Sejujurnya saat itu, dan melihat hal-hal yang seperti itu, aku jadi seperti sedang diingatkan kembali soal kejadian-kejadian di masa lalu yang mungkin memang hanya satu-dua temanku yang tahu soal ini, sih. Makanya sewaktu melihat hal-hal yang begitu, aku pun memutuskan untuk mencoba melerai dan mengajak mereka bertiga untuk segera bersiap-siap untuk sholat, seolah-olah sedang tidak terjadi apa-apa. Rasanya entah mengapa melihat hal-hal begitu di dalam masjid itu semakin membuatku merasa sedih dan agak sedikit takut. Tapi mungkin karena anak perempuan di sampingku sudah cukup lelah dengan perkataan-perkataan yang dilontarkan oleh kedua temannya itu, makanya ia pun langsung berlari keluar tanpa mengucapkan sepatah katapun, meninggalkan kami bertiga yang memandangi punggungnya yang semakin menjauh.
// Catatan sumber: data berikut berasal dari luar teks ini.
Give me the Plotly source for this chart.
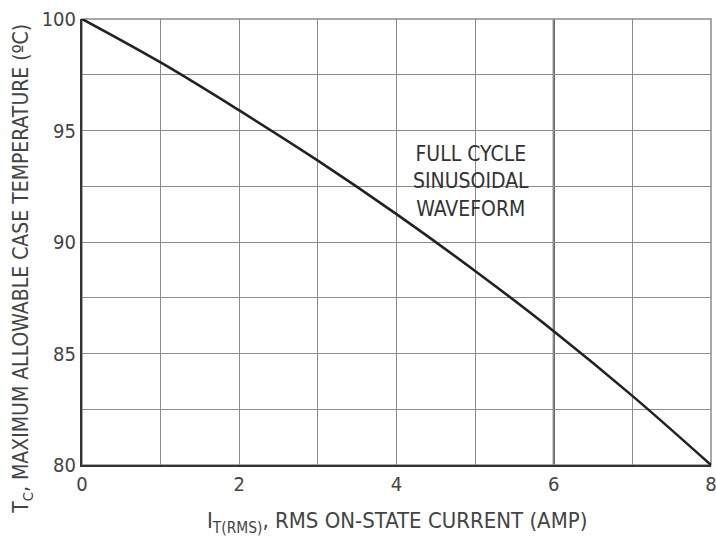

Duh, dek. Rasanya saat itu aku ingin ikut berlari dan langsung memelukmu...

Tentu saja aku merasa agak sedikit sedih, atau mungkin justru banyak sedihnya, ya? Tapi memang rasanya aku seperti benar-benar ingin memeluk anak perempuan yang berlari itu. Dan awalnya aku kira anak perempuan itu memutuskan untuk pulang dan tidak jadi sholat berjamaah di masjid, tetapi ternyata ia justru kembali lagi ke masjid di pertengahan gitu. Bahkan ketika kedua temannya itu selesai sholat langsung berdiri dan melipat mukenah yang dikenakannya, anak perempuan itu justru menyempatkan diri untuk berdoa dan malah bersalaman sambil mencium tanganku setelahnya.

Dan tentu saja aku tahu, di balik senyumnya saat berpamitan untuk pulang terlebih dahulu saat itu, ada banyak kesedihan yang terpancar dari kedua bola matanya.


Masjid Al Ibadah Kemang, yang aku lupa kejadian ini terjadi di hari apa,
tapi, aku rindu kamu, dek. Kenapa sekarang sudah jarang terlihat di masjid?